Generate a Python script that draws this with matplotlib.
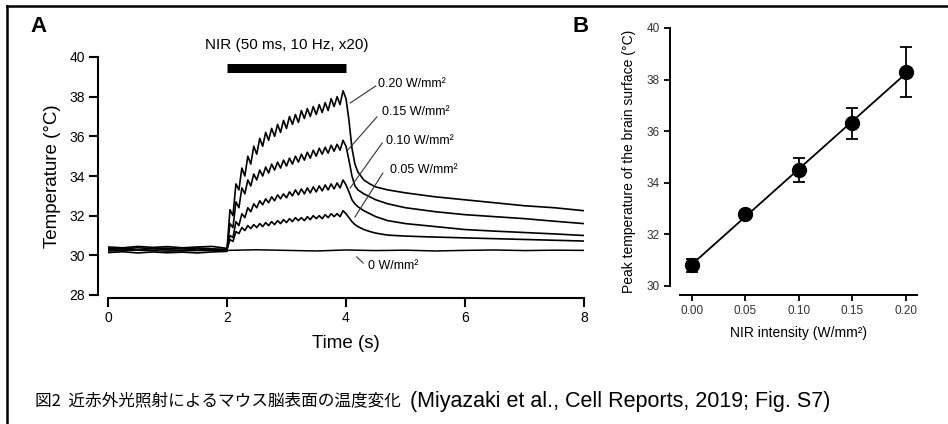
import numpy as np
import matplotlib.pyplot as plt
from matplotlib.lines import Line2D

plt.rcParams['font.family'] = ['Liberation Sans', 'DejaVu Sans']

# ---------------- Panel A : temperature traces ----------------
t_base = [0.0, 0.25, 0.5, 0.75, 1.0, 1.25, 1.5, 1.75, 2.0]
t_stim = [2.00, 2.05, 2.10, 2.15, 2.20, 2.25, 2.30, 2.35, 2.40, 2.45,
          2.50, 2.55, 2.60, 2.65, 2.70, 2.75, 2.80, 2.85, 2.90, 2.95,
          3.00, 3.05, 3.10, 3.15, 3.20, 3.25, 3.30, 3.35, 3.40, 3.45,
          3.50, 3.55, 3.60, 3.65, 3.70, 3.75, 3.80, 3.85, 3.90, 3.95, 4.00]
t_decay = [4.05, 4.1, 4.15, 4.2, 4.3, 4.4, 4.5, 4.7, 5.0, 5.5, 6.0, 6.5, 7.0, 7.5, 8.0]

base_020 = [30.42, 30.38, 30.45, 30.40, 30.44, 30.38, 30.42, 30.45, 30.35]
stim_020 = [30.3, 32.3, 32.0, 33.6, 33.3, 34.4, 34.0, 35.0, 34.6, 35.5,
            35.1, 35.9, 35.5, 36.2, 35.8, 36.4, 36.0, 36.6, 36.2, 36.8,
            36.4, 37.0, 36.6, 37.1, 36.7, 37.3, 36.9, 37.4, 37.0, 37.5,
            37.1, 37.6, 37.2, 37.7, 37.3, 37.9, 37.5, 38.0, 37.6, 38.3, 37.9]
decay_020 = [36.8, 35.4, 34.6, 34.2, 33.8, 33.6, 33.45, 33.3, 33.15, 32.95,
             32.8, 32.65, 32.5, 32.4, 32.25]

base_015 = [30.28, 30.32, 30.26, 30.33, 30.28, 30.25, 30.32, 30.27, 30.30]
stim_015 = [30.3, 31.6, 31.4, 32.7, 32.4, 33.4, 33.1, 33.8, 33.5, 34.1,
            33.8, 34.3, 34.0, 34.45, 34.15, 34.6, 34.3, 34.7, 34.4, 34.8,
            34.5, 34.9, 34.6, 35.0, 34.7, 35.1, 34.8, 35.2, 34.9, 35.3,
            35.0, 35.4, 35.1, 35.45, 35.15, 35.55, 35.25, 35.6, 35.3, 35.8, 35.5]
decay_015 = [34.8, 34.0, 33.5, 33.3, 33.1, 32.95, 32.8, 32.6, 32.4, 32.2,
             32.05, 31.95, 31.85, 31.72, 31.6]

base_010 = [30.36, 30.33, 30.38, 30.34, 30.36, 30.32, 30.37, 30.33, 30.30]
stim_010 = [30.3, 31.0, 30.9, 31.7, 31.5, 32.1, 31.9, 32.4, 32.2, 32.6,
            32.4, 32.75, 32.55, 32.85, 32.65, 32.95, 32.75, 33.05, 32.85, 33.1,
            32.9, 33.2, 33.0, 33.3, 33.05, 33.35, 33.1, 33.4, 33.15, 33.45,
            33.2, 33.5, 33.25, 33.55, 33.3, 33.6, 33.35, 33.65, 33.4, 33.8, 33.55]
decay_010 = [33.2, 32.8, 32.6, 32.45, 32.25, 32.1, 31.95, 31.75, 31.6, 31.45,
             31.3, 31.22, 31.15, 31.08, 31.0]

base_005 = [30.14, 30.18, 30.12, 30.17, 30.13, 30.16, 30.12, 30.17, 30.20]
stim_005 = [30.3, 30.8, 30.7, 31.2, 31.1, 31.4, 31.25, 31.5, 31.35, 31.55,
            31.4, 31.6, 31.45, 31.65, 31.5, 31.7, 31.55, 31.75, 31.6, 31.8,
            31.65, 31.85, 31.7, 31.9, 31.75, 31.9, 31.75, 31.95, 31.8, 32.0,
            31.85, 32.0, 31.85, 32.05, 31.9, 32.1, 31.95, 32.1, 31.95, 32.25, 32.1]
decay_005 = [31.9, 31.7, 31.55, 31.45, 31.3, 31.2, 31.12, 31.02, 30.97, 30.92,
             30.88, 30.84, 30.8, 30.76, 30.72]

t_zero = [0.0, 0.5, 1.0, 1.5, 2.0, 2.5, 3.0, 3.5, 4.0, 4.5, 5.0, 5.5, 6.0, 6.5, 7.0, 7.5, 8.0]
temp_zero = [30.22, 30.26, 30.21, 30.24, 30.25, 30.28, 30.25, 30.22, 30.27, 30.24,
             30.26, 30.22, 30.25, 30.27, 30.24, 30.26, 30.25]

# ---------------- Panel B : peak temperature ----------------
nir = [0.00, 0.05, 0.10, 0.15, 0.20]
peak = [30.8, 32.8, 34.5, 36.3, 38.3]
peak_err = [0.25, 0.12, 0.48, 0.6, 0.97]

fig = plt.figure(figsize=(9.48, 4.24), dpi=100)

# frame around figure (only top and left edges visible)
fig.add_artist(Line2D([7/948, 1.0], [1 - 6/424, 1 - 6/424], color='black', lw=1.8))
fig.add_artist(Line2D([7/948, 7/948], [0.0, 1 - 6/424], color='black', lw=1.8))

# ===== panel A =====
axA = fig.add_axes([108/948, 1 - 295/424, 476/948, 238/424])
traces = [(base_020, stim_020, decay_020), (base_015, stim_015, decay_015),
          (base_010, stim_010, decay_010), (base_005, stim_005, decay_005)]
for b, s, d in traces:
    axA.plot(t_base + t_stim + t_decay, b + s + d, color='black', lw=1.2)
axA.plot(t_zero, temp_zero, color='black', lw=1.1)

axA.set_xlim(0, 8)
axA.set_ylim(28, 40)
axA.set_xticks([0, 2, 4, 6, 8])
axA.set_yticks([28, 30, 32, 34, 36, 38, 40])
for side in ['top', 'right']:
    axA.spines[side].set_visible(False)
axA.spines['left'].set_position(('outward', 7))
axA.spines['bottom'].set_position(('outward', 2))
for side in ['left', 'bottom']:
    axA.spines[side].set_linewidth(1.5)
axA.tick_params(direction='out', length=6.5, width=1.5, labelsize=10, pad=3)
axA.set_xlabel('Time (s)', fontsize=13.5, labelpad=7)
axA.set_ylabel('Temperature (°C)', fontsize=13.5, labelpad=6)

# stimulus bar
axA.plot([2, 4], [39.47, 39.47], color='black', lw=6.5, solid_capstyle='butt', clip_on=False)
axA.text(3.0, 40.6, 'NIR (50 ms, 10 Hz, x20)', ha='center', va='center', fontsize=11)

# trace labels with leader lines
labels = ['0.20 W/mm²', '0.15 W/mm²', '0.10 W/mm²', '0.05 W/mm²', '0 W/mm²']
leaders = [((4.07, 37.68), (4.50, 38.54)), ((4.03, 35.31), (4.52, 36.98)),
           ((4.07, 33.40), (4.61, 35.67)), ((4.15, 31.93), (4.62, 34.15)),
           ((4.18, 29.92), (4.29, 29.61))]
text_pos = [(4.54, 38.64), (4.61, 37.23), (4.67, 35.77), (4.74, 34.30), (4.37, 29.46)]
for lab, (p0, p1), (tx, ty) in zip(labels, leaders, text_pos):
    axA.plot([p0[0], p1[0]], [p0[1], p1[1]], color='#333333', lw=0.8)
    axA.text(tx, ty, lab, ha='left', va='center', fontsize=9)

# ===== panel B =====
axB = fig.add_axes([680/948, 1 - 295/424, 237/948, 267/424])
fit = np.polyfit(nir, peak, 1)
axB.plot([nir[0], nir[-1]], np.polyval(fit, [nir[0], nir[-1]]), color='black', lw=1.3)
axB.errorbar(nir, peak, yerr=peak_err, fmt='o', color='black', ms=10,
             capsize=4, elinewidth=1.3, capthick=1.3)
axB.set_xlim(-0.0112, 0.2103)
axB.set_ylim(29.65, 40)
axB.set_xticks(nir)
axB.set_xticklabels(['0.00', '0.05', '0.10', '0.15', '0.20'])
axB.set_yticks([30, 32, 34, 36, 38, 40])
for side in ['top', 'right']:
    axB.spines[side].set_visible(False)
axB.spines['left'].set_position(('outward', 7))
axB.spines['left'].set_bounds(30, 40)
for side in ['left', 'bottom']:
    axB.spines[side].set_linewidth(1.4)
axB.tick_params(direction='out', length=4.5, width=1.3, labelsize=8.5, pad=3,
                labelcolor='#333333')
axB.set_xlabel('NIR intensity (W/mm²)', fontsize=10, labelpad=6)
axB.set_ylabel('Peak temperature of the brain surface (°C)', fontsize=10, labelpad=8)

# panel letters
fig.text(30/948, 1 - 26/424, 'A', fontsize=16, fontweight='bold', va='center', ha='left')
fig.text(572/948, 1 - 26/424, 'B', fontsize=16, fontweight='bold', va='center', ha='left')

# caption
fig.text(35/948, 1 - 401/424, '図2  近赤外光照射によるマウス脳表面の温度変化',
         fontsize=12, family=['Noto Sans CJK JP'], va='center', ha='left')
fig.text(410/948, 1 - 401/424, '(Miyazaki et al., Cell Reports, 2019; Fig. S7)',
         fontsize=15.5, va='center', ha='left')

fig.savefig('out.png', dpi=100)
____
Given exercise:
Leave out the pictures and restate, word for word, the lines from the top of the data through the line containing "32.8, 32.65, 32.5, 32.4, 32.25]", both included.

Full response:
Generate a Python script that draws this with matplotlib.
import numpy as np
import matplotlib.pyplot as plt
from matplotlib.lines import Line2D

plt.rcParams['font.family'] = ['Liberation Sans', 'DejaVu Sans']

# ---------------- Panel A : temperature traces ----------------
t_base = [0.0, 0.25, 0.5, 0.75, 1.0, 1.25, 1.5, 1.75, 2.0]
t_stim = [2.00, 2.05, 2.10, 2.15, 2.20, 2.25, 2.30, 2.35, 2.40, 2.45,
          2.50, 2.55, 2.60, 2.65, 2.70, 2.75, 2.80, 2.85, 2.90, 2.95,
          3.00, 3.05, 3.10, 3.15, 3.20, 3.25, 3.30, 3.35, 3.40, 3.45,
          3.50, 3.55, 3.60, 3.65, 3.70, 3.75, 3.80, 3.85, 3.90, 3.95, 4.00]
t_decay = [4.05, 4.1, 4.15, 4.2, 4.3, 4.4, 4.5, 4.7, 5.0, 5.5, 6.0, 6.5, 7.0, 7.5, 8.0]

base_020 = [30.42, 30.38, 30.45, 30.40, 30.44, 30.38, 30.42, 30.45, 30.35]
stim_020 = [30.3, 32.3, 32.0, 33.6, 33.3, 34.4, 34.0, 35.0, 34.6, 35.5,
            35.1, 35.9, 35.5, 36.2, 35.8, 36.4, 36.0, 36.6, 36.2, 36.8,
            36.4, 37.0, 36.6, 37.1, 36.7, 37.3, 36.9, 37.4, 37.0, 37.5,
            37.1, 37.6, 37.2, 37.7, 37.3, 37.9, 37.5, 38.0, 37.6, 38.3, 37.9]
decay_020 = [36.8, 35.4, 34.6, 34.2, 33.8, 33.6, 33.45, 33.3, 33.15, 32.95,
             32.8, 32.65, 32.5, 32.4, 32.25]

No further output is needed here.